* Begin *

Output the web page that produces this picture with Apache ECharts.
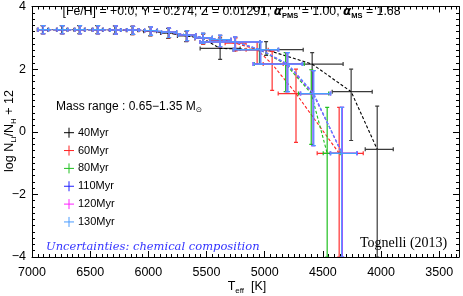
<!DOCTYPE html>
<html><head><meta charset="utf-8">
<script src="https://cdn.jsdelivr.net/npm/echarts@6/dist/echarts.min.js"></script>
<style>html,body{margin:0;padding:0;background:#fff}#c{width:463px;height:296px}</style>
</head><body><div id="c"></div>
<script>
// ---- data ----
const xTickLabels = [7000, 6500, 6000, 5500, 5000, 4500, 4000, 3500];
const yTickLabels = [-4, -2, 0, 2, 4];
const ageNames = ['40Myr', '60Myr', '80Myr', '110Myr', '120Myr', '130Myr'];
const ageColors = ['#000000', '#ff2020', '#20c020', '#2020ff', '#ff20ff', '#4a9cff'];
const barColors = ['#3a3a3a', '#ff3030', '#20c020', '#3030ff', '#ff30ff', '#4a9cff'];
// each point: [Teff, logLi, Teff_hot_end, Teff_cool_end, logLi_top, logLi_bottom]
const age40 = [
  [6910,3.26,6955,6865,3.39,3.13],[6745,3.26,6790,6700,3.39,3.13],[6595,3.26,6640,6550,3.39,3.13],
  [6440,3.26,6485,6395,3.39,3.13],[6288,3.25,6335,6240,3.38,3.12],[6140,3.24,6190,6090,3.37,3.10],
  [5985,3.21,6040,5930,3.35,3.06],[5830,3.15,5895,5765,3.30,2.98],[5675,3.06,5750,5600,3.21,2.88],
  [5529,2.98,5600,5450,3.12,2.80],[5383,2.66,5555,5211,3.00,2.31],[4988,2.62,5254,4669,2.88,2.44],
  [4592,2.16,4807,4326,2.53,1.28],[4257,1.28,4420,4076,2.00,-0.28],[4033,-0.56,4136,3895,0.82,-4.0]
];
const age60 = [
  [6903,3.26,6948,6858,3.39,3.13],[6738,3.26,6783,6693,3.39,3.13],[6587,3.26,6632,6542,3.39,3.13],
  [6432,3.26,6477,6387,3.39,3.13],[6280,3.25,6327,6233,3.38,3.12],[6131,3.24,6181,6081,3.37,3.10],
  [5977,3.22,6032,5922,3.35,3.07],[5822,3.17,5887,5757,3.31,3.00],[5667,3.09,5742,5592,3.23,2.90],
  [5529,2.99,5600,5450,3.13,2.80],[5383,2.91,5470,5290,3.06,2.70],[5250,2.83,5340,5160,3.00,2.58],
  [5065,2.62,5160,4970,2.87,2.16],[4936,2.16,5013,4841,2.57,1.32],[4731,1.22,4884,4584,2.00,-0.34],
  [4360,-0.69,4549,4153,0.78,-4.0]
];
const age80 = [
  [6903,3.26,6948,6858,3.39,3.13],[6738,3.26,6783,6693,3.39,3.13],[6587,3.26,6632,6542,3.39,3.13],
  [6432,3.26,6477,6387,3.39,3.13],[6280,3.25,6327,6233,3.38,3.12],[6131,3.25,6181,6081,3.37,3.11],
  [5977,3.23,6032,5922,3.35,3.08],[5822,3.18,5887,5757,3.31,3.01],[5667,3.09,5742,5592,3.23,2.91],
  [5529,3.00,5600,5450,3.14,2.82],[5383,2.94,5470,5290,3.08,2.72],[5254,2.87,5555,5040,3.03,2.63],
  [5045,2.62,5271,4884,2.87,2.16],[4820,2.16,5090,4660,2.53,1.28],[4600,1.22,4710,4450,1.98,-0.40],
  [4463,-0.69,4497,4351,0.78,-4.0]
];
const age110 = [
  [6903,3.26,6948,6858,3.39,3.13],[6738,3.26,6783,6693,3.39,3.13],[6587,3.26,6632,6542,3.39,3.13],
  [6432,3.26,6477,6387,3.39,3.13],[6280,3.25,6327,6233,3.38,3.12],[6131,3.25,6181,6081,3.37,3.11],
  [5977,3.23,6032,5922,3.35,3.08],[5822,3.18,5887,5757,3.31,3.01],[5667,3.09,5742,5592,3.23,2.91],
  [5529,3.00,5600,5450,3.14,2.82],[5383,2.94,5470,5290,3.08,2.72],[5254,2.87,5555,5040,3.03,2.63],
  [5039,2.62,5271,4884,2.87,2.16],[4807,2.16,5100,4678,2.53,1.28],[4584,1.22,4695,4437,1.95,-0.44],
  [4334,-0.69,4437,4205,0.78,-4.0]
];
const age120 = [
  [6903,3.26,6948,6858,3.39,3.13],[6738,3.26,6783,6693,3.39,3.13],[6587,3.26,6632,6542,3.39,3.13],
  [6432,3.26,6477,6387,3.39,3.13],[6280,3.25,6327,6233,3.38,3.12],[6131,3.25,6181,6081,3.37,3.11],
  [5977,3.23,6032,5922,3.35,3.08],[5822,3.18,5887,5757,3.31,3.01],[5667,3.09,5742,5592,3.23,2.91],
  [5529,3.00,5600,5450,3.14,2.82],[5383,2.94,5470,5290,3.08,2.72],[5254,2.87,5555,5040,3.03,2.63],
  [5036,2.62,5268,4881,2.87,2.16],[4804,2.16,5097,4675,2.53,1.28],[4581,1.22,4692,4434,1.95,-0.44],
  [4336,-0.69,4434,4208,0.78,-4.0]
];
const age130 = [
  [6903,3.26,6948,6858,3.39,3.13],[6738,3.26,6783,6693,3.39,3.13],[6587,3.26,6632,6542,3.39,3.13],
  [6432,3.26,6477,6387,3.39,3.13],[6280,3.25,6327,6233,3.38,3.12],[6131,3.25,6181,6081,3.37,3.11],
  [5977,3.23,6032,5922,3.35,3.08],[5822,3.18,5887,5757,3.31,3.01],[5667,3.09,5742,5592,3.23,2.91],
  [5529,3.00,5600,5450,3.14,2.82],[5383,2.94,5470,5290,3.08,2.72],[5254,2.87,5555,5040,3.03,2.63],
  [5033,2.62,5265,4878,2.87,2.16],[4800,2.16,5094,4672,2.53,1.28],[4578,1.22,4689,4431,1.95,-0.44],
  [4338,-0.69,4432,4210,0.78,-4.0]
];
const allAges = [age40, age60, age80, age110, age120, age130];

// ---- chart ----
const X_MIN = 3330, X_MAX = 7000;
const xMinor = [];
for (let t = 3350; t <= 7000; t += 50) if (t % 500 !== 0) xMinor.push(t);

function errRender(color) {
  return function (params, api) {
    const T = api.value(0), v = api.value(1);
    const a = api.coord([api.value(2), v]), b = api.coord([api.value(3), v]);
    const u = api.coord([T, api.value(4)]), d = api.coord([T, api.value(5)]);
    const cap = 2;
    const style = { stroke: color, lineWidth: 1.2, fill: null };
    const L = (x1, y1, x2, y2) => ({ type: 'line', shape: { x1, y1, x2, y2 }, style });
    return { type: 'group', children: [
      L(a[0], a[1], b[0], b[1]),
      L(a[0], a[1] - cap, a[0], a[1] + cap),
      L(b[0], b[1] - cap, b[0], b[1] + cap),
      L(u[0], u[1], d[0], d[1]),
      L(u[0] - cap, u[1], u[0] + cap, u[1]),
      L(d[0] - cap, d[1], d[0] + cap, d[1])
    ]};
  };
}

const series = [];
allAges.forEach((pts, i) => {
  series.push({
    type: 'custom', name: ageNames[i], xAxisIndex: 0, yAxisIndex: 0, clip: true,
    renderItem: errRender(barColors[i]), data: pts, z: 2 + i * 2,
    encode: { x: [0, 2, 3], y: [1, 4, 5] }, silent: true
  });
  series.push({
    type: 'line', name: ageNames[i] + ' line', xAxisIndex: 0, yAxisIndex: 0,
    data: pts.map(p => [p[0], p[1]]), showSymbol: false, symbol: 'none', z: 3 + i * 2,
    lineStyle: { color: ageColors[i], width: 1.1, type: [3, 2] }, silent: true, animation: false
  });
});

const FONT = 'Liberation Sans';
const axisCommon = {
  type: 'value', min: X_MIN, max: X_MAX, inverse: true, splitLine: { show: false }
};
const xAxes = [
  Object.assign({}, axisCommon, { position: 'bottom',
    axisLine: { show: true, onZero: false, lineStyle: { color: '#000', width: 1 } },
    axisTick: { show: true, inside: true, length: 6, customValues: xTickLabels, lineStyle: { color: '#000' } },
    axisLabel: { show: true, customValues: xTickLabels, margin: 9, color: '#000', fontFamily: FONT, fontSize: 12.5,
      formatter: v => String(v) } }),
  Object.assign({}, axisCommon, { position: 'bottom',
    axisLine: { show: false, onZero: false },
    axisTick: { show: true, inside: true, length: 3, customValues: xMinor, lineStyle: { color: '#000' } },
    axisLabel: { show: false } }),
  Object.assign({}, axisCommon, { position: 'top',
    axisLine: { show: true, onZero: false, lineStyle: { color: '#000', width: 1 } },
    axisTick: { show: true, inside: true, length: 6, customValues: xTickLabels, lineStyle: { color: '#000' } },
    axisLabel: { show: false } }),
  Object.assign({}, axisCommon, { position: 'top',
    axisLine: { show: false, onZero: false },
    axisTick: { show: true, inside: true, length: 3, customValues: xMinor, lineStyle: { color: '#000' } },
    axisLabel: { show: false } })
];
const yCommon = {
  type: 'value', min: -4, max: 4, interval: 2, splitLine: { show: false },
  axisLine: { show: true, onZero: false, lineStyle: { color: '#000', width: 1 } },
  axisTick: { show: true, inside: true, length: 6, lineStyle: { color: '#000' } },
  minorTick: { show: true, splitNumber: 10, length: 3, lineStyle: { color: '#000' } },
  minorSplitLine: { show: false }
};
const yAxes = [
  Object.assign({}, yCommon, { position: 'left',
    axisLabel: { show: true, margin: 6, color: '#000', fontFamily: FONT, fontSize: 12.5,
      showMaxLabel: true, showMinLabel: true,
      formatter: v => (v < 0 ? '\u2212' + Math.abs(v) : String(v)) } }),
  Object.assign({}, yCommon, { position: 'right', axisLabel: { show: false } })
];

// legend + annotation graphics
const graphics = [];
graphics.push({
  type: 'text', left: 'center', top: 4, z: 50,
  style: {
    text: '[Fe/H] = +0.0, Y = 0.274, Z = 0.01291, {a|\u03b1}{s|PMS} = 1.00, {a|\u03b1}{s|MS} = 1.68',
    font: '12.3px ' + FONT, fill: '#000', lineHeight: 16,
    rich: {
      a: { fontFamily: 'DejaVu Sans', fontStyle: 'italic', fontWeight: 'bold', fontSize: 12, lineHeight: 16 },
      s: { fontSize: 7.5, fontWeight: 'bold', verticalAlign: 'bottom', lineHeight: 16, fontFamily: FONT }
    }
  }
});
graphics.push({
  type: 'text', x: 56, y: 107, z: 50,
  style: { text: 'Mass range : 0.65\u22121.35 M{s|\u2299}', font: '12px ' + FONT, fill: '#000',
    verticalAlign: 'middle', lineHeight: 14,
    rich: { s: { fontSize: 7.5, verticalAlign: 'bottom', lineHeight: 14, fontFamily: 'DejaVu Sans' } } }
});
const legY0 = 132.7, legDY = 17.85;
ageNames.forEach((n, i) => {
  const cy = legY0 + i * legDY, cx = 69;
  graphics.push({ type: 'line', z: 50, shape: { x1: cx - 5, y1: cy, x2: cx + 5, y2: cy }, style: { stroke: ageColors[i], lineWidth: 1 } });
  graphics.push({ type: 'line', z: 50, shape: { x1: cx, y1: cy - 5, x2: cx, y2: cy + 5 }, style: { stroke: ageColors[i], lineWidth: 1 } });
  graphics.push({ type: 'text', z: 50, x: 78, y: cy, style: { text: n, font: '11px ' + FONT, fill: '#000', verticalAlign: 'middle' } });
});
graphics.push({
  type: 'text', x: 46, y: 247, z: 50,
  style: { text: 'Uncertainties: chemical composition', font: 'italic 11.5px "DejaVu Serif"', fill: '#3333ff', verticalAlign: 'middle' }
});
graphics.push({
  type: 'text', x: 360, y: 243, z: 50,
  style: { text: 'Tognelli (2013)', font: '14px "Liberation Serif"', fill: '#000', verticalAlign: 'middle' }
});
graphics.push({
  type: 'text', x: 247, y: 287, z: 50,
  style: { text: 'T{s|eff}  [K]', font: '12.5px ' + FONT, fill: '#000', align: 'center', verticalAlign: 'middle', lineHeight: 16,
    rich: { s: { fontSize: 8, verticalAlign: 'bottom', lineHeight: 16, fontFamily: FONT } } }
});
graphics.push({
  type: 'text', x: 10, y: 131, z: 50, rotation: Math.PI / 2,
  style: { text: 'log N{s|Li}/N{s|H} + 12', font: '12.5px ' + FONT, fill: '#000', align: 'center', verticalAlign: 'middle', lineHeight: 16,
    rich: { s: { fontSize: 8, verticalAlign: 'bottom', lineHeight: 16, fontFamily: FONT } } }
});

const chart = echarts.init(document.getElementById('c'), null, { renderer: 'canvas' });
chart.setOption({
  animation: false,
  backgroundColor: '#fff',
  grid: { left: 32, right: 4, top: 1, bottom: 39, containLabel: false },
  xAxis: xAxes,
  yAxis: yAxes,
  series: series,
  graphic: graphics
});
</script></body></html>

* End *

Copy out every line of the material above that mentions the word "picture".

- _Answer for this exercise_:
Output the web page that produces this picture with Apache ECharts.

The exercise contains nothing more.